CCrafty.live Editorial
2026-06-14
10 min read

A practical guide to choosing statement or everyday artisan jewelry first, based on wear frequency, budget, style, and real-life use.

If you are building an artisan jewelry collection from scratch, the first question is not whether statement pieces or everyday pieces are better. It is which one will serve your real life first. This guide helps you compare both categories in a practical way, estimate what is worth buying now, and choose handmade jewelry that fits your budget, wardrobe, and wear habits. Rather than chasing trends, you will leave with a repeatable method for deciding whether to start with a daily staple, a special-occasion piece, or a balanced mix of both.

Overview

The easiest way to think about statement vs everyday artisan jewelry is this: everyday pieces earn their value through repetition, while statement pieces earn their value through impact.

Everyday handmade jewelry usually includes simple rings, small hoops, studs, delicate pendants, slim bracelets, and understated pieces you can wear with many outfits. These are often the best handmade jewelry for everyday wear because they need to be comfortable, durable, and easy to style without much thought.
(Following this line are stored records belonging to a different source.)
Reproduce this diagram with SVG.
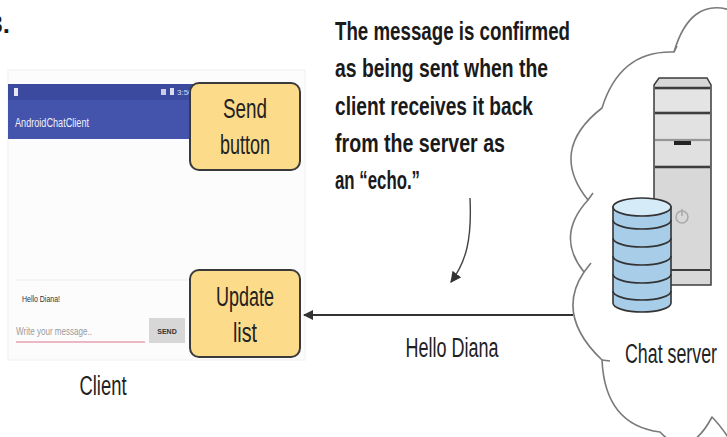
<svg xmlns="http://www.w3.org/2000/svg" width="727" height="437" viewBox="0 0 727 437">
  <defs>
    <style>
      .label { font-family: "Liberation Sans Narrow", "Liberation Sans", Arial, sans-serif; fill: #222; font-size: 27px; }
      .note { font-family: "Liberation Sans Narrow", "Liberation Sans", Arial, sans-serif; font-weight: bold; fill: #1a1a1a; font-size: 26px; }
      .box { fill: #fcdc8a; stroke: #3a3a3a; stroke-width: 2; }
      .conn { fill: none; stroke: #333; stroke-width: 2; }
      .cloud { fill: none; stroke: #7a7a7a; stroke-width: 1.6; stroke-linejoin: round; }
      .tower { fill: #d8d8d8; stroke: #3d3d3d; stroke-width: 1.5; }
      .band { stroke: #3d3d3d; stroke-width: 2.5; }
      .disk { fill: #a8cde8; stroke: #333; stroke-width: 1.6; }
      .ring { fill: none; stroke: #333; stroke-width: 1.6; }
      .ui { font-family: "Liberation Sans Narrow", "Liberation Sans", Arial, sans-serif; }
    </style>
    <marker id="arrowHead" viewBox="0 0 10 10" refX="9" refY="5" markerWidth="10" markerHeight="10" markerUnits="userSpaceOnUse" orient="auto">
      <path d="M0,0 L10,5 L0,10 Z" fill="#333"/>
    </marker>
    <marker id="arrowHeadSmall" viewBox="0 0 10 10" refX="9" refY="5" markerWidth="11" markerHeight="11" markerUnits="userSpaceOnUse" orient="auto">
      <path d="M0,0 L10,5 L0,10 Z" fill="#333"/>
    </marker>
  </defs>

  <rect x="0" y="0" width="727" height="437" fill="#ffffff"/>

  <!-- step number, clipped at the left edge -->
  <text x="10" y="33" text-anchor="end" class="note" font-size="30">3.</text>

  <!-- cloud around the chat server -->
  <g id="cloud">
    <path class="cloud" d="M 730 10 Q 690 -2 674 52 Q 620 50 602 108 Q 548 150 588 200 Q 555 236 584 272 Q 555 315 602 360 Q 605 425 660 432 Q 688 462 712 417 Q 720 425 730 440"/>
    <path class="cloud" d="M 674 52 l 3 -6 M 588 200 l 5 -7 M 584 272 l 7 -9 M 602 360 l 8 1"/>
  </g>

  <!-- client phone screen -->
  <g id="client-screen">
    <rect x="8" y="70" width="297" height="290" fill="#fcfcfc" stroke="#f0f0f0" stroke-width="1"/>
    <rect x="8" y="84" width="190" height="55" fill="#4454ac"/>
    <rect x="8" y="84" width="190" height="16" fill="#3b4a9e"/>
    <rect x="14" y="88" width="4" height="8" fill="#e8e8f4"/>
    <rect x="161" y="89" width="5" height="6" fill="#c8cce6"/>
    <rect x="170" y="88" width="4" height="7" fill="#d8dcf0"/>
    <text x="177" y="95" class="ui" font-size="8" fill="#d8dcf0">3:50</text>
    <text x="15" y="127" class="ui" font-size="12" fill="#eef0fa" textLength="74" lengthAdjust="spacingAndGlyphs">AndroidChatClient</text>
    <line x1="15" y1="280" x2="190" y2="280" stroke="#ececec" stroke-width="1"/>
    <text x="22" y="302" class="ui" font-size="9" fill="#333" textLength="38" lengthAdjust="spacingAndGlyphs">Hello Diana!</text>
    <text x="16" y="335" class="ui" font-size="11" fill="#9a9a9a" textLength="76" lengthAdjust="spacingAndGlyphs">Write your message..</text>
    <line x1="16" y1="342" x2="145" y2="342" stroke="#e6a3b3" stroke-width="1.6"/>
    <rect x="149" y="318" width="36" height="25" fill="#d7d7d7"/>
    <text x="167" y="334" text-anchor="middle" class="ui" font-size="7" font-weight="bold" fill="#333">SEND</text>
  </g>

  <g id="client-label">
    <text x="103" y="395" text-anchor="middle" class="label" textLength="47" lengthAdjust="spacingAndGlyphs">Client</text>
  </g>

  <!-- yellow callouts -->
  <g id="send-button">
    <rect class="box" x="190" y="83" width="110" height="87" rx="9"/>
    <text x="245" y="118" text-anchor="middle" class="label" textLength="44" lengthAdjust="spacingAndGlyphs">Send</text>
    <text x="245" y="154" text-anchor="middle" class="label" textLength="50" lengthAdjust="spacingAndGlyphs">button</text>
  </g>

  <g id="update-list">
    <rect class="box" x="190" y="270" width="110" height="87" rx="9"/>
    <text x="245" y="306" text-anchor="middle" class="label" textLength="58" lengthAdjust="spacingAndGlyphs">Update</text>
    <text x="245" y="342" text-anchor="middle" class="label" textLength="24" lengthAdjust="spacingAndGlyphs">list</text>
  </g>

  <!-- explanatory note -->
  <g id="echo-note">
    <text x="335" y="40" class="note" textLength="235" lengthAdjust="spacingAndGlyphs">The message is confirmed</text>
    <text x="335" y="77" class="note" textLength="213" lengthAdjust="spacingAndGlyphs">as being sent when the</text>
    <text x="335" y="115" class="note" textLength="198" lengthAdjust="spacingAndGlyphs">client receives it back</text>
    <text x="335" y="152" class="note" textLength="170" lengthAdjust="spacingAndGlyphs">from the server as</text>
    <text x="335" y="189" class="note" textLength="85" lengthAdjust="spacingAndGlyphs">an “echo.”</text>
  </g>

  <!-- chat server: tower plus database -->
  <g id="chat-server">
    <path class="tower" d="M 659 78 L 707 78 L 711 85 L 711 285 L 654 285 L 654 85 Z"/>
    <rect x="655" y="90" width="55" height="21" fill="#e4e4e4"/>
    <rect x="655" y="115" width="55" height="23" fill="#e2e2e2"/>
    <rect x="655" y="142" width="55" height="23" fill="#e0e0e0"/>
    <line class="band" x1="655" y1="88" x2="710" y2="88"/>
    <line class="band" x1="655" y1="113" x2="710" y2="113"/>
    <line x1="655" y1="140" x2="710" y2="140" stroke="#555" stroke-width="1.2"/>
    <rect x="674" y="141" width="17" height="4" fill="#222"/>
    <line class="band" x1="655" y1="167" x2="710" y2="167"/>
    <line x1="655" y1="270" x2="710" y2="270" stroke="#3d3d3d" stroke-width="2"/>
    <circle cx="682" cy="217" r="6" fill="none" stroke="#a8a8a8" stroke-width="1.5"/>
    <line x1="682" y1="209" x2="682" y2="216" stroke="#a8a8a8" stroke-width="1.5"/>

    <path class="disk" d="M 613 207 L 613 303 A 29 9 0 0 0 671 303 L 671 207 Z"/>
    <ellipse cx="642" cy="207" rx="29" ry="9" fill="#d6ebf8" stroke="#333" stroke-width="1.6"/>
    <path class="ring" d="M 613 220 A 29 9 0 0 0 671 220"/>
    <path class="ring" d="M 613 238 A 29 9 0 0 0 671 238"/>
    <path class="ring" d="M 613 256 A 29 9 0 0 0 671 256"/>
    <path class="ring" d="M 613 274 A 29 9 0 0 0 671 274"/>
    <path class="ring" d="M 613 291 A 29 9 0 0 0 671 291"/>
    <text x="671" y="363" text-anchor="middle" class="label" textLength="92" lengthAdjust="spacingAndGlyphs">Chat server</text>
  </g>

  <!-- connectors -->
  <g id="connectors">
    <path class="conn" d="M 573 315 L 304 315" marker-end="url(#arrowHead)"/>
    <text x="452" y="357" text-anchor="middle" class="label" textLength="93" lengthAdjust="spacingAndGlyphs">Hello Diana</text>
    <path d="M 470 198 C 472 240, 466 262, 451 282" fill="none" stroke="#444" stroke-width="1.4" marker-end="url(#arrowHeadSmall)"/>
  </g>
</svg>
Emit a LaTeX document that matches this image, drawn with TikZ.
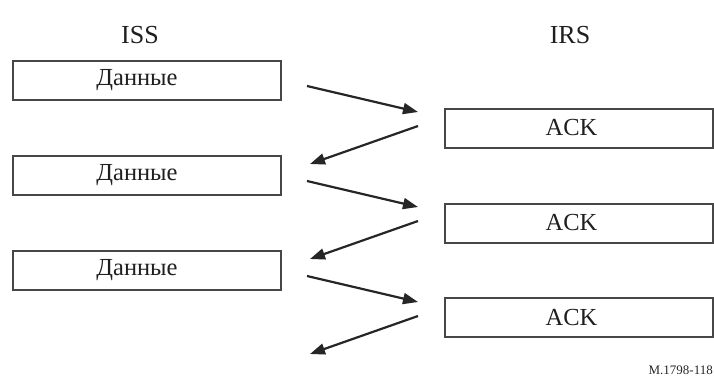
\documentclass[tikz,border=0pt]{standalone}
\usepackage{fontspec}
\setmainfont{Liberation Serif}
\usetikzlibrary{arrows.meta}

\begin{document}
\begin{tikzpicture}[x=1pt, y=-1pt,
  frame/.style={draw=black!72, line width=2pt, minimum width=268pt,
    minimum height=39pt, inner sep=0pt},
  frametext/.style={font=\fontsize{24.5}{24.5}\selectfont, text=black!88},
  msg/.style={draw=black!85, line width=2.2pt, -{Triangle[length=15pt,width=11pt]}}]
  \useasboundingbox (0,0) rectangle (714,376);

  % station headers
  \node[frametext, font=\fontsize{26}{26}\selectfont] (iss) at (140,35) {ISS};
  \node[frametext, font=\fontsize{26}{26}\selectfont] (irs) at (570,35) {IRS};

  % ISS frames
  \node[frame, label={[frametext, xshift=-10pt]center:Данные}] (data1) at (147,80) {};
  \node[frame, label={[frametext, xshift=-10pt]center:Данные}] (data2) at (147,175) {};
  \node[frame, label={[frametext, xshift=-10pt]center:Данные}] (data3) at (147,270.5) {};

  % IRS frames
  \node[frame, label={[frametext, xshift=-7pt]center:ACK}] (ack1) at (578.5,128) {};
  \node[frame, label={[frametext, xshift=-7pt]center:ACK}] (ack2) at (578.5,223) {};
  \node[frame, label={[frametext, xshift=-7pt]center:ACK}] (ack3) at (578.5,317) {};

  % arrow end points
  \coordinate (tx1) at (307,86);   \coordinate (rx1) at (418,112);
  \coordinate (ax1) at (418,126);  \coordinate (ar1) at (310,164);
  \coordinate (tx2) at (307,181);  \coordinate (rx2) at (418,207);
  \coordinate (ax2) at (418,221);  \coordinate (ar2) at (310,259);
  \coordinate (tx3) at (307,276);  \coordinate (rx3) at (418,302);
  \coordinate (ax3) at (418,316);  \coordinate (ar3) at (310,354);

  \draw[msg] (tx1) -- (rx1);
  \draw[msg] (ax1) -- (ar1);
  \draw[msg] (tx2) -- (rx2);
  \draw[msg] (ax2) -- (ar2);
  \draw[msg] (tx3) -- (rx3);
  \draw[msg] (ax3) -- (ar3);

  \node[anchor=base east, inner sep=0pt, font=\fontsize{13}{13}\selectfont,
    text=black!85] (figno) at (713,374) {M.1798-118};
\end{tikzpicture}
\end{document}
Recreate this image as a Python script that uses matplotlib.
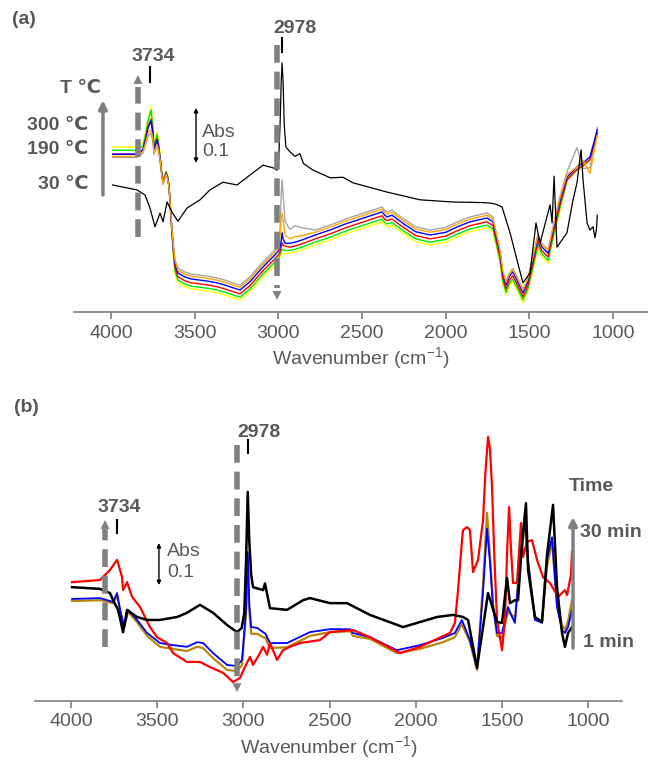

Statement artisan jewelry does something different. It might be a bold necklace, sculptural earrings, a wide cuff, a one-of-a-kind gemstone ring, or an unusual mixed-material design. These pieces often carry more visual weight, more personality, and sometimes more risk. You may wear them less often, but they can define a look in seconds.

For most shoppers, the real decision is not emotional but practical: which type gives you the better return on use right now?

A good artisan jewelry buying guide should help you answer four questions:

  • How often will I realistically wear this?
  • How many outfits does it work with?
  • How much care does it need?
  • Does it fill a gap in my wardrobe, or duplicate something I already own?

If you want one short rule, it is this: buy everyday artisan jewelry first if you want utility, and buy statement jewelry first if your wardrobe is already covered and you want expression.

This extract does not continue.